FeniXX, la société d’exploitation numérique des livres indisponibles du XXe siècle, a relancé la chaîne de production de fichiers ePub, stoppée depuis la décision de la Cour de justice de l’Union européenne (CJUE, novembre 2016) qui estimait ce programme non conforme à la réglementation sur le droit d’auteur. Sans effet rétroactif, l’arrêt de la CJUE, confirmé en juin 2017 par le Conseil d’Etat qui l’avait sollicité, ne concernait toutefois pas les 165 000 licences déjà accordées par la Sofia, chargée de la gestion collective des droits attachés à ces livres inscrits au Registre des livres indisponibles en réédition électronique (ReLire, acronyme qui donne son nom au programme).
Sur cet ensemble, FeniXX avait déjà produit et diffusé quelque 36 000 livres numériques à partir des exemplaires papier conservés à la BNF. Par précaution, l’utilisation des licences restantes avait été suspendue, et la production interrompue, afin de ne pas engager de frais supplémentaires alors que le dossier était juridiquement bloqué.
Un article additionnel au projet de directive européenne sur le droit d’auteur a permis de lever l’obstacle. Ajouté dans la version du texte approuvée par le Conseil européen, cet article valide le système de gestion collective étendue qui autorise l’exploitation d’œuvres d’auteurs n’ayant pas donné d’accord formel, à condition que ces ayants droit puissent se retirer quand ils le souhaitent. C’est exactement ce que prévoit ReLire.
D’autres critères sont à respecter (représentativité de l’organisme de gestion, publicité du registre, contenus dont la gestion traditionnelle serait inadaptée au faible enjeu commercial, etc.), qui correspondent au projet français. Le Danemark, la Finlande et la Suède ont défendu cette solution aussi utilisé pour des numérisations en cours chez eux que l’arrêt de la CJUE fragilisait. La France a soutenu l’initiative, qui permettra de rajouter des licences dans ReLire quand la directive sera approuvée.

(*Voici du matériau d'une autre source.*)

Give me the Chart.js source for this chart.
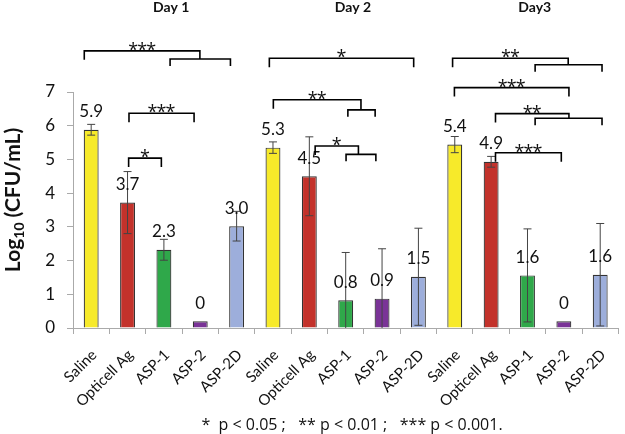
<!DOCTYPE html>
<html>
<head>
<meta charset="utf-8">
<script src="https://cdn.jsdelivr.net/npm/chart.js@4.4.1/dist/chart.umd.min.js"></script>
<style>
  body { margin: 0; background: #fff; }
</style>
</head>
<body>
<canvas id="chart" width="625" height="434"></canvas>
<script>
// data
const groups = ['Saline', 'Opticell Ag', 'ASP-1', 'ASP-2', 'ASP-2D'];
const categories = groups.concat(groups, groups);
const days = ['Day 1', 'Day 2', 'Day3'];
const values = [5.88, 3.72, 2.32, 0.2, 3.02, 5.35, 4.5, 0.82, 0.87, 1.52, 5.44, 4.93, 1.56, 0.2, 1.58];
const errors = [0.16, 0.92, 0.31, 0, 0.44, 0.17, 1.17, 1.42, 1.48, 1.44, 0.24, 0.16, 1.38, 0, 1.52];
const valueLabels = ['5.9', '3.7', '2.3', '0', '3.0', '5.3', '4.5', '0.8', '0.9', '1.5', '5.4', '4.9', '1.6', '0', '1.6'];
const yTicks = [0, 1, 2, 3, 4, 5, 6, 7];

// significance brackets: [from, to, level, stars, subFrom, subTo, subLevel] (category index / log value)
const brackets = [
  [-0.19, 2.99, 8.22, '***', 2.17, 3.83, 7.98],
  [1.04, 2.83, 6.37, '***'],
  [1.03, 1.93, 5.04, '*'],
  [4.9, 8.87, 8.0, '*'],
  [5.01, 7.42, 6.77, '**', 7.06, 7.81, 6.47],
  [6.16, 7.35, 5.40, '*', 7.01, 7.83, 5.15],
  [9.94, 13.12, 8.0, '**', 12.21, 14.05, 7.81],
  [9.99, 13.14, 7.13, '***'],
  [11.12, 13.14, 6.36, '**', 12.21, 14.05, 6.22],
  [11.12, 12.93, 5.2, '***']
];

const groupColors = ['#F7EA2A', '#C3322B', '#2FA84A', '#7A3397', '#9DAEDB'];
const barColors = categories.map((c, i) => groupColors[i % 5]);
const FONT = 'Lato, "Noto Sans", sans-serif';
const STAR_FONT = '"Open Sans", sans-serif';

function xAt(scale, idx) {
  const a = scale.getPixelForValue(Math.floor(idx));
  const b = scale.getPixelForValue(Math.floor(idx) + 1);
  return a + (b - a) * (idx - Math.floor(idx));
}

function drawStars(ctx, x, lineY, stars) {
  ctx.font = '18px ' + STAR_FONT;
  ctx.textAlign = 'center';
  ctx.textBaseline = 'alphabetic';
  const n = stars.length;
  for (let k = 0; k < n; k++) {
    ctx.fillText('*', x + (k - (n - 1) / 2) * 9, lineY + 5);
  }
}

const extras = {
  id: 'extras',
  afterDatasetsDraw(chart) {
    const ctx = chart.ctx;
    const xs = chart.scales.x;
    const ys = chart.scales.y;
    ctx.save();

    // error bars
    ctx.strokeStyle = '#444';
    ctx.lineWidth = 1;
    values.forEach((v, i) => {
      if (!errors[i]) return;
      const x = xs.getPixelForValue(i);
      const top = ys.getPixelForValue(v + errors[i]);
      const lowV = v - errors[i];
      const bot = ys.getPixelForValue(Math.max(0, lowV));
      ctx.beginPath();
      ctx.moveTo(x, top); ctx.lineTo(x, bot);
      ctx.moveTo(x - 4, top); ctx.lineTo(x + 4, top);
      if (lowV > 0) { ctx.moveTo(x - 4, bot); ctx.lineTo(x + 4, bot); }
      ctx.stroke();
    });

    // value labels
    ctx.fillStyle = '#111';
    ctx.font = '17px ' + FONT;
    ctx.textAlign = 'center';
    ctx.textBaseline = 'middle';
    values.forEach((v, i) => {
      ctx.fillText(valueLabels[i], xs.getPixelForValue(i), ys.getPixelForValue(v) - 18);
    });

    // brackets
    ctx.strokeStyle = '#000';
    ctx.lineWidth = 1.6;
    brackets.forEach(b => {
      const x1 = xAt(xs, b[0]), x2 = xAt(xs, b[1]), y = ys.getPixelForValue(b[2]);
      ctx.beginPath();
      ctx.moveTo(x1, y + 9); ctx.lineTo(x1, y); ctx.lineTo(x2, y);
      if (b.length > 4) {
        const s1 = xAt(xs, b[4]), s2 = xAt(xs, b[5]), sy = ys.getPixelForValue(b[6]);
        ctx.lineTo(x2, sy);
        ctx.moveTo(s1, sy + 7); ctx.lineTo(s1, sy); ctx.lineTo(s2, sy); ctx.lineTo(s2, sy + 7);
      } else {
        ctx.lineTo(x2, y + 9);
      }
      ctx.stroke();
      ctx.fillStyle = '#111';
      drawStars(ctx, (x1 + x2) / 2, y, b[3]);
    });

    // day titles
    ctx.fillStyle = '#111';
    ctx.font = 'bold 14px ' + FONT;
    ctx.textAlign = 'center';
    ctx.textBaseline = 'middle';
    days.forEach((d, g) => {
      ctx.fillText(d, xAt(xs, g * 5 + 2.2), 7);
    });

    // y axis title with subscript
    ctx.save();
    ctx.translate(13, 200);
    ctx.rotate(-Math.PI / 2);
    ctx.textBaseline = 'middle';
    const part1 = 'Log', part3 = ' (CFU/mL)';
    ctx.font = 'bold 21px ' + FONT;
    const w1 = ctx.measureText(part1).width;
    const w3 = ctx.measureText(part3).width;
    ctx.font = 'bold 14px ' + FONT;
    const w2 = ctx.measureText('10').width;
    let x0 = -(w1 + w2 + w3) / 2;
    ctx.textAlign = 'left';
    ctx.font = 'bold 21px ' + FONT;
    ctx.fillText(part1, x0, 0);
    ctx.font = 'bold 14px ' + FONT;
    ctx.fillText('10', x0 + w1, 6);
    ctx.font = 'bold 21px ' + FONT;
    ctx.fillText(part3, x0 + w1 + w2, 0);
    ctx.restore();

    // footnote
    ctx.fillStyle = '#111';
    ctx.font = '16px ' + STAR_FONT;
    ctx.textAlign = 'center';
    ctx.textBaseline = 'middle';
    ctx.fillText('*  p < 0.05 ;   ** p < 0.01 ;   *** p < 0.001.', 352, 425);

    ctx.restore();
  }
};

const chart = new Chart(document.getElementById('chart').getContext('2d'), {
  type: 'bar',
  data: {
    labels: categories,
    datasets: [{
      data: values,
      backgroundColor: barColors,
      borderColor: '#333',
      borderWidth: 1.2,
      barPercentage: 0.41,
      categoryPercentage: 1
    }]
  },
  options: {
    responsive: false,
    animation: false,
    layout: { padding: { top: 92, right: 2, left: 0, bottom: 0 } },
    plugins: { legend: { display: false }, tooltip: { enabled: false } },
    scales: {
      x: {
        offset: true,
        grid: { offset: true, drawOnChartArea: false, tickLength: 6, color: '#aaa' },
        border: { color: '#aaa' },
        ticks: {
          autoSkip: false, maxRotation: 45, minRotation: 45, padding: 12, labelOffset: 3,
          color: '#111', font: { family: FONT, size: 15 }
        },
        afterFit: s => { s.height = 106; }
      },
      y: {
        min: 0, max: 7,
        afterBuildTicks: s => { s.ticks = yTicks.map(v => ({ value: v })); },
        grid: { drawOnChartArea: false, tickLength: 6, color: '#aaa' },
        border: { color: '#aaa' },
        ticks: { color: '#111', font: { family: FONT, size: 17 }, padding: 12 },
        afterFit: s => { s.width = 73; }
      }
    }
  },
  plugins: [extras]
});
</script>
</body>
</html>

En attendant, la production d’ePub sur les licences accordées est repartie au rythme de 16 000 fichiers annuels pendant trois ans. Estimée au total à 3,3 millions d’euros, cette tranche, toujours sous-traitée chez Jouve, est financée à 70 %, par le Centre national du livre. Google, à l’origine de toute cette affaire avec son projet de numérisation sauvage, aujourd’hui délaissé, va inclure les livres de ReLire dans sa librairie numérique, bien après Amazon, Apple, Kobo-Fnac et les sites de libraires indépendants. De quoi continuer à faire progresser les ventes, d’environ 4 000 unités mensuelles, à côté des accès aux collectivités (PNB, Cairn), indique Régis Habert, DG de FeniXX.